Mr Piercy now took up his clarinet for Bin Li‘s clarinet concerto “Netori, Netori”. A seated Gagaku ensemble – Ms. Lindsey and Mr. Jordan joined by Harrison Hsu (sho) and Masayo Ishigure (koto) – create fascinating, otherworldly musical colours which are plucked or piped. As Mr. Piercy begin to play, dancer Maki Yamamae appears, dressed as a young warrior and carrying a ceremonial spear. The space is illuminated in golden light as the the slow ritual dance evolves in a series of poses. Mr. Piercy illuminates the music with soft trills and warblings, and the sound of escaping air; his dynamic control is uncanny. There are silent pauses in the music, and eventually the ensemble rejoins. Following the dancer’s exit, there is a quirky coda for the clarinet.

Two works having their world premieres at these concerts came next. The first, Gilbert Galindo‘s “Primordial” for clarinet, cello, and piano, opened with a somber cello passage, introducing us to an extraordinary cellist: Daniel Hass. Mr. Piercy again took up his clarinet for this work, and Ms. Iwao was at the keyboard. Galindo’s pensive music is hauntingly beautiful, bringing us a magical mixing of timbres. Mr. Hass produced shivering tremolos while Ms. Iwao found poetic depths in the piano’s lower octaves, and Mr. Piercy’s lambent tone and dynamic variety made for an engrossing experience.

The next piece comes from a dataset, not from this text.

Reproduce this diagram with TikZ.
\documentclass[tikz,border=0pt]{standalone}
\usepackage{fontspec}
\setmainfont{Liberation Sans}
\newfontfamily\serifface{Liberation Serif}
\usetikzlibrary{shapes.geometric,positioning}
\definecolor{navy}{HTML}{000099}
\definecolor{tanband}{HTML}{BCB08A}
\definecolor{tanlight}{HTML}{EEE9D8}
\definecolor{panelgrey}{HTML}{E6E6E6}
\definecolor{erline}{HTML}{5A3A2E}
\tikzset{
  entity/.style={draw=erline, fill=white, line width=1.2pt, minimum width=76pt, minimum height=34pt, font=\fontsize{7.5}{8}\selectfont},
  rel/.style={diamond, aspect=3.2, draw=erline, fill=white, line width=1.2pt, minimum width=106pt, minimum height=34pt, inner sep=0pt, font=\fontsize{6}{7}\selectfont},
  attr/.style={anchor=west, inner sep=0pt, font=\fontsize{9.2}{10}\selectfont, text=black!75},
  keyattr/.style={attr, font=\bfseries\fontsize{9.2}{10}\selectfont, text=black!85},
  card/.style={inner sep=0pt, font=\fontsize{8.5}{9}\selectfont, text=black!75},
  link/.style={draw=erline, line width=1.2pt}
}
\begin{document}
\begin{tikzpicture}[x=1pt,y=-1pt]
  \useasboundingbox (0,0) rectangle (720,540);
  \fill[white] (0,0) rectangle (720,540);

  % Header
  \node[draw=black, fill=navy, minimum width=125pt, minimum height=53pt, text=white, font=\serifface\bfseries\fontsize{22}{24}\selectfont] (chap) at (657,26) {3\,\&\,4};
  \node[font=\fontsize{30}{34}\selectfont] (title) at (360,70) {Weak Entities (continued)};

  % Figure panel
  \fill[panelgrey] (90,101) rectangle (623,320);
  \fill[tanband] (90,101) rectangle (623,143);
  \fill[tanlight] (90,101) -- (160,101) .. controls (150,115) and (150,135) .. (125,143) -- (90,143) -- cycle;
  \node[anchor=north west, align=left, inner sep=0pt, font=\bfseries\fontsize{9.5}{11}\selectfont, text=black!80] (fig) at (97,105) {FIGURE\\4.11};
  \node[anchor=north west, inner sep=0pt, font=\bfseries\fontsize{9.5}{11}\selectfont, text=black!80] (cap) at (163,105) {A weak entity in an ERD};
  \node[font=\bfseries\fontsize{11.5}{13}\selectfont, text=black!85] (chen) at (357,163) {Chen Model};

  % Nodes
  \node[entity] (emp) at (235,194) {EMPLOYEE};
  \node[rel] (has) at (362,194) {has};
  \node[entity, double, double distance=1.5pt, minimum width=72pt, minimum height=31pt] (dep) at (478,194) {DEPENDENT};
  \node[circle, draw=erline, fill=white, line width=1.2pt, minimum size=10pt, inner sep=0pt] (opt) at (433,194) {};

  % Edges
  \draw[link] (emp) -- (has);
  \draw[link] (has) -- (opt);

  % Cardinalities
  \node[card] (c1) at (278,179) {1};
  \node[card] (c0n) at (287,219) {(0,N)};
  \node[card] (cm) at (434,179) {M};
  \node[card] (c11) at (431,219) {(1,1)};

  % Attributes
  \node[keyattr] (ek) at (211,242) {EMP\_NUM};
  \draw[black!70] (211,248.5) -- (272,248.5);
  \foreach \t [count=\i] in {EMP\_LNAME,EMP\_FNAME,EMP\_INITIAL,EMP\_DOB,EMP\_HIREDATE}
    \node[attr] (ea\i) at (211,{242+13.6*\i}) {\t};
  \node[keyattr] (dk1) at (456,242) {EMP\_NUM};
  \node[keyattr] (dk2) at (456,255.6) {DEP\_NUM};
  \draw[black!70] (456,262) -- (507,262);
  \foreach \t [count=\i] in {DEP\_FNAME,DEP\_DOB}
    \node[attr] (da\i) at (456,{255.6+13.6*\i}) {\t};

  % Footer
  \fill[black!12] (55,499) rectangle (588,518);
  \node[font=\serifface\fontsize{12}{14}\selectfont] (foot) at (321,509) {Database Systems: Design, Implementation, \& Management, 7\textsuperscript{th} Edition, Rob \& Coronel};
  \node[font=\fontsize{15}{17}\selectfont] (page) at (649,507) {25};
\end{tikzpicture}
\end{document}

After the briefest of pauses, the players proceeded to the second premiere, Miho Sasaki’s “黎明 – reimei – Dawn”. Here Mr. Piercy traded his clarinet for the ohichiriki. This music is intense, with threads of melody woven in amidst jarring harmonies. From this emerges high, delicate figurations from Ms. Iwao’s keyboard, while Mssrs. Piercy and Hass create a very distinctive tonal blend. The music, veering from disturbing to reassuring along the way, was very impressively served by these three musicians. And both the Galindo and the Sasaki works seemed to me ideal candidates for choreography.

For the program’s concluding work, Masatora Goya‘s “Onokoro” Concerto for hichiriki and strings, Mr. Piercy was joined by a string ensemble: violinists Sabina Torosjan and Lara Lewison, violist Laura Thompson, bassist Pablo Aslan, with Mr. Hass’s cello  and Ms. Iwao at the piano.
Isolated notes from Mr. Aslan’s double bass set the mood as the space becomes fully lit. Mr. Piercy’s hichiriki seems to sigh before taking up a mournful (and vaguely jazzy!) passage. To quirky rhythms, the strings vibrate and the hichiriki wails. Mr. Hass’s cello introduces the dancers: Miki Orihara and Ghislaine van den Heuvel. Gorgeous string harmonies emerge as the dancers remain still. Playing over plucked string motifs, Mr. Piercy’s hichiriki urges the women forward; Miki Orihara is wearing a cape with an extraordinarily long train (costume design by Karen Young). For a fleeting moment, Mr. Piercy veers into a bluesy phase.
Seated on the floor, the dancers commune with flowing port de bras. The train is briefly passed to Ms. van den Heuvel but then returned to Ms. Orihara. The music takes on a chorale-like feeling; the dancers rise, as if transfixed. Mr. Hass’s cello sounds gorgeously while the women kneel and arrange the cape between them, placing on it a beautiful mask, ‘Tuskiyom‘ (on loan from the Theatre of Yugen, in San Francisco). Their ritual complete, the dancers part and slowly back away. Mr. Piercy then embarks on a grand cadenza before the music fades with tremolo strings.
The evening ended with warm applause from the audience, who had experienced the performance in a spellbound state, as if in church. While I wished on one hand that a large crowd could see this work, it was exactly the intimacy of the presentation that made it so meaningful.
My thanks to Miki Orihara for alerting me to this engrossing production; it reminded me at times of Miki’s fascinating  2014 solo presentation, Resonance, which created the same kind of hallowed atmosphere. And how wonderful to see Ms. van den Heuvel again, after watching her magnetic dancing in a Graham 2 performance in 2022.
To Mr. Piercy and everyone involved in ONOKORO, my deepest thanks for a truly inspired – and inspiring – evening.